Author Topic: Another day, another crash  (Read 497 times)

Freehaven

  • LOLS AND DONGS WHOLESALE
  • ***
  • Posts: 323
  • E-points: +12/-28
    • View Profile
Another day, another crash
« on: December 19, 2011, 01:41:20 am »
It appears that the database has crashed and is currently in the process of recovery.
This is not something that should be happening, so an investigation as to why it took place is underway. No ETA yet

Yak, once again, shows us that nobody at FA has a goddamned clue what's going on with FA. The site's been slow-to-unreachable in the early morning hours for the past week or so, and you'd think they'd have looked into things because of that.

Conan

  • Sean Piche Wannabe Club
  • Postcount ate Whippany, NJ
  • ****
  • Posts: 603
  • E-points: +33/-9
  • ¯\(°_o)/¯
    • View Profile
Re: Another day, another crash
« Reply #1 on: December 19, 2011, 02:30:36 am »
Quote from: Yak
What was originally considered a hardware failure turned out to be:
Quote
Dec 19 03:25:40 novastorm kernel: swap_pager_getswapspace(16): failed
Dec 19 03:25:52 novastorm kernel: pid 90279 (mysqld), uid 88, was killed: out of swap space

Reconfigured MySQL to use less memory and restarted the server. Also restarted the backup process that got interrupted halfway with this crash.
FA will be on the slow side the first 15-20 minutes while the table data cache is being populated.

HARDWARE FAILURE!!!!!! Quick! Round up the donatio-.... oh it just ran out of memory.

Instead of thinking they need to have three file servers (like plans announced earlier this summer called for), they should really be repurposing Trogdor (Or maybe the backup server-that-is-responsible-for-storing-a-single-tar-file-and-thats-it) into a second database server. They're obsessive about anything to do with files, but when it comes to the database (which has been the root cause of like 80% of site issues) they continue to let it limp along on a single box.

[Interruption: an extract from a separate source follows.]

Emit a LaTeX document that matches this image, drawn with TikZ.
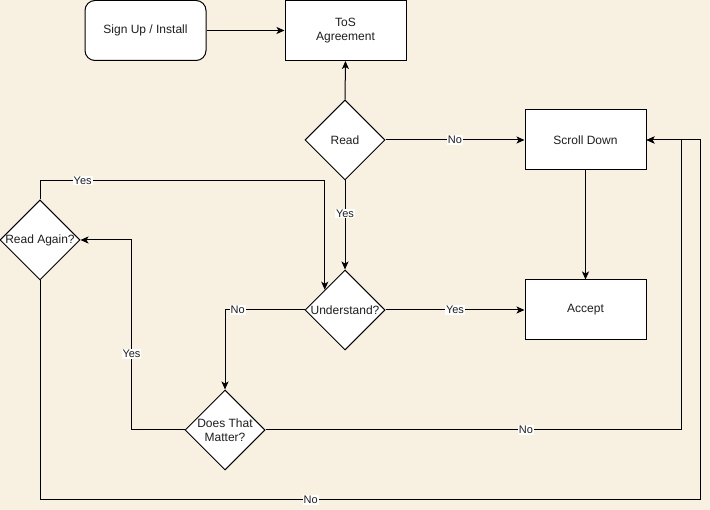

Also, I'm guessing now that the past week of slowness probably has to do with the backup, the times seem to match up at least...

ProvincialTwit

  • Abuse Dept.
  • Postcount ate Whippany, NJ
  • ****
  • Posts: 774
  • E-points: +72/-33
    • View Profile
Re: Another day, another crash
« Reply #2 on: December 19, 2011, 09:53:49 am »
Ahahahaha not only did they run out of RAM, they ran out of swap.  That means, of course, the 'slow to unreachable in the early morning' is actually their poor server thrashing itself to death.  I bet the iowait percentage on that thing is astronomical.

But as per usual the place is run by idiots and any advice of those 'in the know' will be summarily dismissed and ignored.